TASK INSTRUCTIONS ▸
Transcribe everything in the data word for word. Pictures are left out.

########

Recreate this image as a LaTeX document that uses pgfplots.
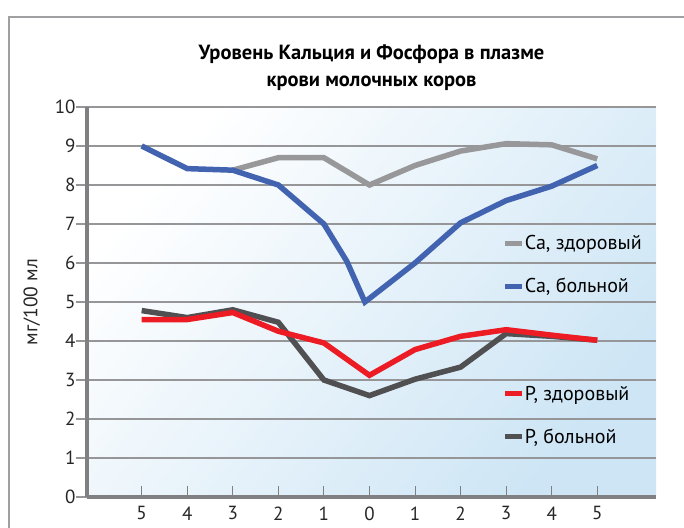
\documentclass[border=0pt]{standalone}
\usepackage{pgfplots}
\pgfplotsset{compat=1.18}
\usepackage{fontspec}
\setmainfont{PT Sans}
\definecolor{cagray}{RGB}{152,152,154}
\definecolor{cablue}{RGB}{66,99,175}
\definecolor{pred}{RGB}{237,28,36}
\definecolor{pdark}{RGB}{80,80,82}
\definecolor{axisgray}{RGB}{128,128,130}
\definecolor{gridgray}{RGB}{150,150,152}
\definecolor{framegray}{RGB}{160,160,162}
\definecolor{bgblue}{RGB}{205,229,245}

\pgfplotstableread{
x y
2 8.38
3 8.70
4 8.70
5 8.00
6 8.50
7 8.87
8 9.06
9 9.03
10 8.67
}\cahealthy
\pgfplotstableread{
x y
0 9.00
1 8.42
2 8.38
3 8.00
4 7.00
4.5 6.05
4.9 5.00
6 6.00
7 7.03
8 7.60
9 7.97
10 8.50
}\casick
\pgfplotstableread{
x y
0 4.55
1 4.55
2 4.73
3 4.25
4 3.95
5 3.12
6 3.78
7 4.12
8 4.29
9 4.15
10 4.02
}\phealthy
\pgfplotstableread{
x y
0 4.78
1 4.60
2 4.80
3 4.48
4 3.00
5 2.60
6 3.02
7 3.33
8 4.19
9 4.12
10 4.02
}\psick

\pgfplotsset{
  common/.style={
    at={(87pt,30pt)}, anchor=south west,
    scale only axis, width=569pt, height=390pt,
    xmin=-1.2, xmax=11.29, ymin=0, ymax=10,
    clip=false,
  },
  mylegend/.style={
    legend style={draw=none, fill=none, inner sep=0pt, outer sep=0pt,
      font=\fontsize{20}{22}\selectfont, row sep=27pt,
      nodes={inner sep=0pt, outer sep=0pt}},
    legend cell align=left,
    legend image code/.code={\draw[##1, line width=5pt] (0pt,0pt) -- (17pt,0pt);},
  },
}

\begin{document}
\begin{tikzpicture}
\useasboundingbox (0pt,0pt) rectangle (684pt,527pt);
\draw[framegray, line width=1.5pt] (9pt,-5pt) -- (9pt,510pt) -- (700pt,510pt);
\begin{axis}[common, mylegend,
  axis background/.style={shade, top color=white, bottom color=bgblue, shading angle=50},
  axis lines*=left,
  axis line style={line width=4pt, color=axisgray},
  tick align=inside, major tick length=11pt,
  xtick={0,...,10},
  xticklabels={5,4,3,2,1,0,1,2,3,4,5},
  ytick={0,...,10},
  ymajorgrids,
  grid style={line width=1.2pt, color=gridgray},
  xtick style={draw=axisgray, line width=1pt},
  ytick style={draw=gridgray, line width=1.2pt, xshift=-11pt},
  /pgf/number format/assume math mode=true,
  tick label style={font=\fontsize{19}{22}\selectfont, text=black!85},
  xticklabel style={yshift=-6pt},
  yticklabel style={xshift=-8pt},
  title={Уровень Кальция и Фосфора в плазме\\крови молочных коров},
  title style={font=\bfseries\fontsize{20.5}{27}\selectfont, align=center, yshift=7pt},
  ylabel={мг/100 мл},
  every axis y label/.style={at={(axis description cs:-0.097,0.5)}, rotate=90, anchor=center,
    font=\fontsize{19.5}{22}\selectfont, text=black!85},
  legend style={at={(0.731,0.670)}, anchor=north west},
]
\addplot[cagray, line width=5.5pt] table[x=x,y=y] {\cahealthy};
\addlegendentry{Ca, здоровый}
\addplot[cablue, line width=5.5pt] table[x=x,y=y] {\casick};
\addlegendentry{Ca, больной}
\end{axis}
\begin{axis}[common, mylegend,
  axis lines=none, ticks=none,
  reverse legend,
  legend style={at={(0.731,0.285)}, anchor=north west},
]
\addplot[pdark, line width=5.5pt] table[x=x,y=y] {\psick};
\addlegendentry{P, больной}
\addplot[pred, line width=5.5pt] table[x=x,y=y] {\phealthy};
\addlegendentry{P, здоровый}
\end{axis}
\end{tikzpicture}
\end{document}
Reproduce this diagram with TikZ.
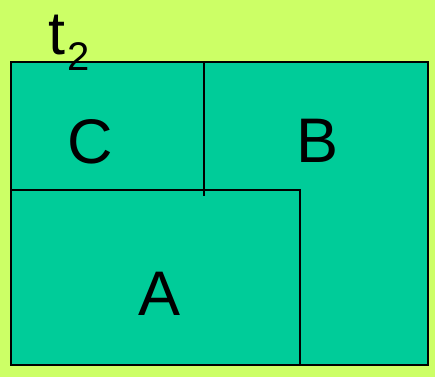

########

COMPLETE OUTPUT ▸
Recreate this image as a LaTeX document that uses pgfplots.
\documentclass[border=0pt]{standalone}
\usepackage{pgfplots}
\pgfplotsset{compat=1.18}
\usepackage{fontspec}
\setmainfont{PT Sans}
\definecolor{cagray}{RGB}{152,152,154}
\definecolor{cablue}{RGB}{66,99,175}
\definecolor{pred}{RGB}{237,28,36}
\definecolor{pdark}{RGB}{80,80,82}
\definecolor{axisgray}{RGB}{128,128,130}
\definecolor{gridgray}{RGB}{150,150,152}
\definecolor{framegray}{RGB}{160,160,162}
\definecolor{bgblue}{RGB}{205,229,245}

\pgfplotstableread{
x y
2 8.38
3 8.70
4 8.70
5 8.00
6 8.50
7 8.87
8 9.06
9 9.03
10 8.67
}\cahealthy
\pgfplotstableread{
x y
0 9.00
1 8.42
2 8.38
3 8.00
4 7.00
4.5 6.05
4.9 5.00
6 6.00
7 7.03
8 7.60
9 7.97
10 8.50
}\casick
\pgfplotstableread{
x y
0 4.55
1 4.55
2 4.73
3 4.25
4 3.95
5 3.12
6 3.78
7 4.12
8 4.29
9 4.15
10 4.02
}\phealthy
\pgfplotstableread{
x y
0 4.78
1 4.60
2 4.80
3 4.48
4 3.00
5 2.60
6 3.02
7 3.33
8 4.19
9 4.12
10 4.02
}\psick

\pgfplotsset{
  common/.style={
    at={(87pt,30pt)}, anchor=south west,
    scale only axis, width=569pt, height=390pt,
    xmin=-1.2, xmax=11.29, ymin=0, ymax=10,
    clip=false,
  },
  mylegend/.style={
    legend style={draw=none, fill=none, inner sep=0pt, outer sep=0pt,
      font=\fontsize{20}{22}\selectfont, row sep=27pt,
      nodes={inner sep=0pt, outer sep=0pt}},
    legend cell align=left,
    legend image code/.code={\draw[##1, line width=5pt] (0pt,0pt) -- (17pt,0pt);},
  },
}

\begin{document}
\begin{tikzpicture}
\useasboundingbox (0pt,0pt) rectangle (684pt,527pt);
\draw[framegray, line width=1.5pt] (9pt,-5pt) -- (9pt,510pt) -- (700pt,510pt);
\begin{axis}[common, mylegend,
  axis background/.style={shade, top color=white, bottom color=bgblue, shading angle=50},
  axis lines*=left,
  axis line style={line width=4pt, color=axisgray},
  tick align=inside, major tick length=11pt,
  xtick={0,...,10},
  xticklabels={5,4,3,2,1,0,1,2,3,4,5},
  ytick={0,...,10},
  ymajorgrids,
  grid style={line width=1.2pt, color=gridgray},
  xtick style={draw=axisgray, line width=1pt},
  ytick style={draw=gridgray, line width=1.2pt, xshift=-11pt},
  /pgf/number format/assume math mode=true,
  tick label style={font=\fontsize{19}{22}\selectfont, text=black!85},
  xticklabel style={yshift=-6pt},
  yticklabel style={xshift=-8pt},
  title={Уровень Кальция и Фосфора в плазме\\крови молочных коров},
  title style={font=\bfseries\fontsize{20.5}{27}\selectfont, align=center, yshift=7pt},
  ylabel={мг/100 мл},
  every axis y label/.style={at={(axis description cs:-0.097,0.5)}, rotate=90, anchor=center,
    font=\fontsize{19.5}{22}\selectfont, text=black!85},
  legend style={at={(0.731,0.670)}, anchor=north west},
]
\addplot[cagray, line width=5.5pt] table[x=x,y=y] {\cahealthy};
\addlegendentry{Ca, здоровый}
\addplot[cablue, line width=5.5pt] table[x=x,y=y] {\casick};
\addlegendentry{Ca, больной}
\end{axis}
\begin{axis}[common, mylegend,
  axis lines=none, ticks=none,
  reverse legend,
  legend style={at={(0.731,0.285)}, anchor=north west},
]
\addplot[pdark, line width=5.5pt] table[x=x,y=y] {\psick};
\addlegendentry{P, больной}
\addplot[pred, line width=5.5pt] table[x=x,y=y] {\phealthy};
\addlegendentry{P, здоровый}
\end{axis}
\end{tikzpicture}
\end{document}
Reproduce this diagram with TikZ.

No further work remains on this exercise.